WO2 Cross said: "I've recently been asked to prepare some figures looking to advising the Afghans what sort of medical facilities they require as we begin to draw down our involvement here."
Just before Christmas the Prime Minister announced troop levels would be dropped from 9,000 to 3,800 as the Afghan security forces begin to take further responsibility for security in Helmand province. By the end of next year it is intended all UK combat troops will be removed.
But with the current hospital facilities providing some of the best trauma care in the world it's important the Afghans are prepared for carrying on the emergency care their forces and civilians will need in the future.
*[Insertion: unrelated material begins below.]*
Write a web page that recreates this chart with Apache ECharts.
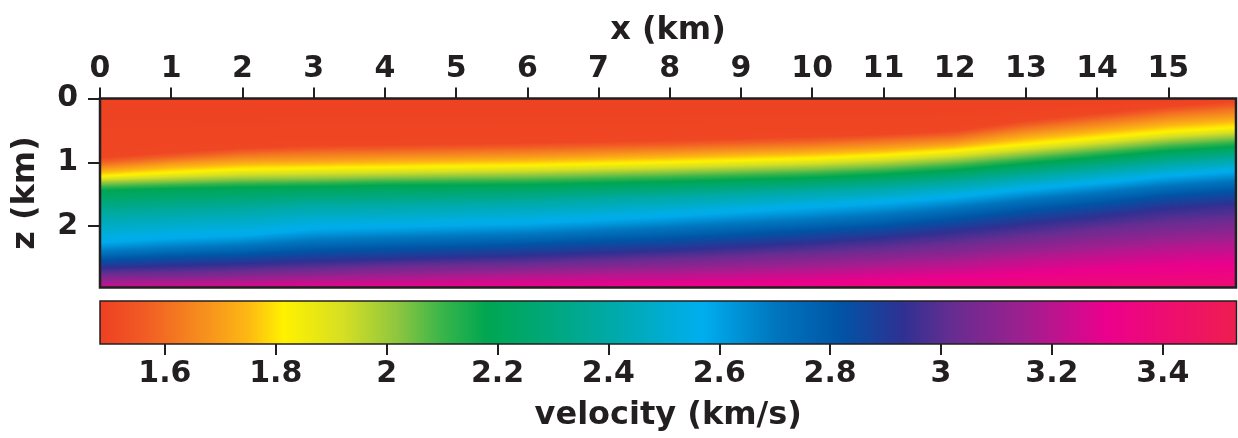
<!DOCTYPE html>
<html>
<head>
<meta charset="utf-8">
<script src="https://cdn.jsdelivr.net/npm/echarts@6/dist/echarts.min.js"></script>
<style>
  html, body { margin: 0; padding: 0; background: #ffffff; }
  #chart { width: 1238px; height: 438px; }
</style>
</head>
<body>
<div id="chart"></div>
<script>
// ---- velocity model: iso-velocity surfaces ----
// lateral positions (km) at which each surface depth is listed
const xKnots = [0, 1, 2, 3, 4, 6, 8, 10, 11, 12, 13, 14, 15, 16];
// velocity (km/s) carried by each surface, shallow to deep
const isoVelocity = [1.49, 1.50, 1.60, 1.70, 1.82, 2.00, 2.18, 2.40, 2.58, 2.72, 2.83, 2.93, 3.05, 3.20, 3.32, 3.45];
// depth (km) of each surface at each knot
const depth149 = [0, 0, 0, 0, 0, 0, 0, 0, 0, 0, 0, 0, 0, 0];
const depth150 = [0.92, 0.84, 0.77, 0.73, 0.72, 0.69, 0.65, 0.59, 0.56, 0.50, 0.34, 0.23, 0.12, 0.04];
const depth160 = [1.02, 0.94, 0.87, 0.84, 0.83, 0.80, 0.76, 0.70, 0.65, 0.60, 0.45, 0.34, 0.23, 0.15];
const depth170 = [1.11, 1.03, 0.98, 0.97, 0.95, 0.92, 0.87, 0.81, 0.77, 0.71, 0.57, 0.47, 0.36, 0.29];
const depth182 = [1.22, 1.16, 1.11, 1.09, 1.08, 1.05, 1.00, 0.94, 0.89, 0.82, 0.72, 0.62, 0.52, 0.45];
const depth200 = [1.31, 1.28, 1.25, 1.24, 1.22, 1.19, 1.14, 1.08, 1.03, 0.96, 0.86, 0.76, 0.66, 0.59];
const depth218 = [1.44, 1.41, 1.39, 1.38, 1.36, 1.35, 1.30, 1.24, 1.19, 1.12, 1.02, 0.92, 0.82, 0.75];
const depth240 = [1.83, 1.79, 1.75, 1.69, 1.68, 1.63, 1.55, 1.46, 1.41, 1.33, 1.23, 1.13, 1.03, 0.95];
const depth258 = [2.26, 2.19, 2.15, 2.05, 2.02, 1.96, 1.85, 1.71, 1.64, 1.55, 1.43, 1.33, 1.22, 1.14];
const depth272 = [2.43, 2.38, 2.33, 2.26, 2.22, 2.16, 2.05, 1.93, 1.85, 1.74, 1.61, 1.50, 1.39, 1.31];
const depth283 = [2.54, 2.49, 2.46, 2.40, 2.37, 2.30, 2.21, 2.08, 2.01, 1.90, 1.77, 1.66, 1.53, 1.46];
const depth293 = [2.65, 2.62, 2.59, 2.55, 2.52, 2.46, 2.38, 2.26, 2.18, 2.08, 1.96, 1.85, 1.72, 1.64];
const depth305 = [2.77, 2.76, 2.73, 2.70, 2.66, 2.62, 2.55, 2.46, 2.40, 2.32, 2.21, 2.10, 2.01, 1.94];
const depth320 = [2.92, 2.90, 2.88, 2.85, 2.84, 2.79, 2.76, 2.70, 2.65, 2.60, 2.51, 2.43, 2.35, 2.30];
const depth332 = [3.06, 3.04, 3.03, 3.01, 2.99, 2.98, 2.96, 2.92, 2.88, 2.85, 2.79, 2.74, 2.70, 2.66];
const depth345 = [3.25, 3.25, 3.25, 3.23, 3.23, 3.23, 3.21, 3.21, 3.20, 3.20, 3.18, 3.18, 3.17, 3.17];
const isoDepth = [depth149, depth150, depth160, depth170, depth182, depth200, depth218, depth240,
                  depth258, depth272, depth283, depth293, depth305, depth320, depth332, depth345];

// ---- axes ----
const xRange = [0, 15.95];      // km
const zRange = [0, 2.96];       // km
const vRange = [1.483, 3.533];  // km/s, colour scale
const xTicks = [0, 1, 2, 3, 4, 5, 6, 7, 8, 9, 10, 11, 12, 13, 14, 15];
const zTicks = [0, 1, 2];
const vTicks = [1.6, 1.8, 2, 2.2, 2.4, 2.6, 2.8, 3, 3.2, 3.4];

// ---- colour scale (velocity -> colour) ----
const CMAP = [
  [1.483, '#ee4023'], [1.56, '#f15a24'], [1.68, '#f7941d'], [1.75, '#fdb813'],
  [1.815, '#fff200'], [1.92, '#d7df23'], [2.02, '#8dc63f'], [2.10, '#39b54a'],
  [2.18, '#00a651'], [2.38, '#00a99d'], [2.57, '#00aeef'], [2.70, '#0076be'],
  [2.82, '#0054a6'], [2.93, '#2e3192'], [3.02, '#662d91'], [3.15, '#9e1f8f'],
  [3.30, '#ec008c'], [3.533, '#ef1d4f']
];
function hexRgb(h) { return [1, 3, 5].map(i => parseInt(h.substr(i, 2), 16)); }
const CMAP_RGB = CMAP.map(s => [s[0], hexRgb(s[1])]);
function velColor(v) {
  if (v <= CMAP_RGB[0][0]) v = CMAP_RGB[0][0];
  const last = CMAP_RGB[CMAP_RGB.length - 1];
  if (v >= last[0]) v = last[0];
  for (let i = 0; i < CMAP_RGB.length - 1; i++) {
    const a = CMAP_RGB[i], b = CMAP_RGB[i + 1];
    if (v >= a[0] && v <= b[0]) {
      const t = (v - a[0]) / (b[0] - a[0]);
      const c = a[1].map((ca, j) => Math.round(ca + (b[1][j] - ca) * t));
      return 'rgb(' + c.join(',') + ')';
    }
  }
  return 'rgb(' + last[1].join(',') + ')';
}

const INK = '#231f20';
const FONT = 'DejaVu Sans';

// colour stops across one band between two neighbouring surfaces
const bandStops = [];
for (let b = 0; b < isoVelocity.length - 1; b++) {
  const v0 = isoVelocity[b], v1 = isoVelocity[b + 1];
  const stops = [];
  for (let s = 0; s <= 6; s++) stops.push({ offset: s / 6, color: velColor(v0 + (v1 - v0) * s / 6) });
  bandStops.push(stops);
}

// one item per (band, knot interval)
const bandItems = [];
for (let b = 0; b < isoVelocity.length - 1; b++) {
  for (let k = 0; k < xKnots.length - 1; k++) bandItems.push([k, b]);
}

function renderBand(params, api) {
  const k = api.value(0), b = api.value(1);
  const xa = xKnots[k], xb = xKnots[k + 1];
  const t0 = isoDepth[b][k], t1 = isoDepth[b][k + 1];
  const d0 = isoDepth[b + 1][k], d1 = isoDepth[b + 1][k + 1];
  const pa = api.coord([xa, 0])[0], pb = api.coord([xb, 0])[0];
  const n = Math.max(1, Math.ceil((pb - pa) / 3));
  const children = [];
  for (let s = 0; s < n; s++) {
    const fm = (s + 0.5) / n;
    const xm = xa + (xb - xa) * fm;
    const yt = api.coord([xm, t0 + (t1 - t0) * fm])[1];
    const yb = api.coord([xm, d0 + (d1 - d0) * fm])[1];
    if (yb - yt < 0.01) continue;
    const x0 = pa + (pb - pa) * s / n, x1 = pa + (pb - pa) * (s + 1) / n;
    children.push({
      type: 'rect',
      shape: { x: x0, y: yt, width: x1 - x0 + 1, height: yb - yt + 0.8 },
      style: { fill: new echarts.graphic.LinearGradient(0, yt, 0, yb, bandStops[b], true) },
      silent: true
    });
  }
  return { type: 'group', children };
}

function renderColorbar(params, api) {
  const p0 = api.coord([api.value(0), 0]);
  const p1 = api.coord([api.value(1), 1]);
  const span = vRange[1] - vRange[0];
  const stops = CMAP.map(s => ({ offset: (s[0] - vRange[0]) / span, color: s[1] }));
  return {
    type: 'rect',
    shape: { x: p0[0], y: p1[1], width: p1[0] - p0[0], height: p0[1] - p1[1] },
    style: { fill: new echarts.graphic.LinearGradient(p0[0], 0, p1[0], 0, stops, true) },
    silent: true
  };
}

const labelStyle = { fontFamily: FONT, fontWeight: 'bold', fontSize: 30, color: INK };
const nameStyle = { fontFamily: FONT, fontWeight: 'bold', fontSize: 32, color: INK };

const chart = echarts.init(document.getElementById('chart'), null, { renderer: 'canvas' });
chart.setOption({
  animation: false,
  backgroundColor: '#ffffff',
  grid: [
    { left: 100, top: 98.5, width: 1136, height: 189, show: true, borderColor: INK, borderWidth: 2.5, backgroundColor: 'transparent', z: 5 },
    { left: 100, top: 301, width: 1136.5, height: 43, show: true, borderColor: INK, borderWidth: 1.5, backgroundColor: 'transparent', z: 5 }
  ],
  xAxis: [
    {
      gridIndex: 0, type: 'value', position: 'top', min: xRange[0], max: xRange[1],
      name: 'x (km)', nameLocation: 'middle', nameGap: 52, nameTextStyle: nameStyle,
      axisLine: { show: false },
      axisTick: { show: true, customValues: xTicks, length: 11, lineStyle: { color: INK, width: 2 } },
      axisLabel: Object.assign({ customValues: xTicks, margin: 14 }, labelStyle),
      splitLine: { show: false }
    },
    {
      gridIndex: 1, type: 'value', position: 'bottom', min: vRange[0], max: vRange[1],
      name: 'velocity (km/s)', nameLocation: 'middle', nameGap: 56, nameTextStyle: nameStyle,
      axisLine: { show: false },
      axisTick: { show: true, customValues: vTicks, length: 11, lineStyle: { color: INK, width: 2 } },
      axisLabel: Object.assign({ customValues: vTicks, margin: 15, formatter: v => String(v) }, labelStyle),
      splitLine: { show: false }
    }
  ],
  yAxis: [
    {
      gridIndex: 0, type: 'value', inverse: true, min: zRange[0], max: zRange[1],
      name: 'z (km)', nameLocation: 'middle', nameGap: 58, nameTextStyle: nameStyle,
      axisLine: { show: false },
      axisTick: { show: true, customValues: zTicks, length: 12, lineStyle: { color: INK, width: 2 } },
      axisLabel: Object.assign({ customValues: zTicks, margin: 22 }, labelStyle),
      splitLine: { show: false }
    },
    {
      gridIndex: 1, type: 'value', min: 0, max: 1, show: false
    }
  ],
  series: [
    {
      type: 'custom', xAxisIndex: 0, yAxisIndex: 0, z: 1, clip: true,
      renderItem: renderBand, data: bandItems, silent: true
    },
    {
      type: 'custom', xAxisIndex: 1, yAxisIndex: 1, z: 1, clip: true,
      renderItem: renderColorbar, data: [[vRange[0], vRange[1]]], silent: true
    }
  ]
});
</script>
</body>
</html>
Deployed Medical Director of 243 Field Hospital, Colonel Rob Russell, said the training and mentoring of the Afghan medical services has been a key element of the hospital's work this time. He explained: "It's one of the things we have majored on here in the last three months. We have nurses and doctors over to the medical centre at Shorabak , the Afghan camp next to Bastion twice a week. The previous deployments have done a good job starting it but we've really built on it.
"We are now starting to get some of the [Shorabak's] guys back here to do some further mentoring but it's difficult showing them in the context of what they can do – clearly they don't have advanced technology like CT scanners and won't have for a long time."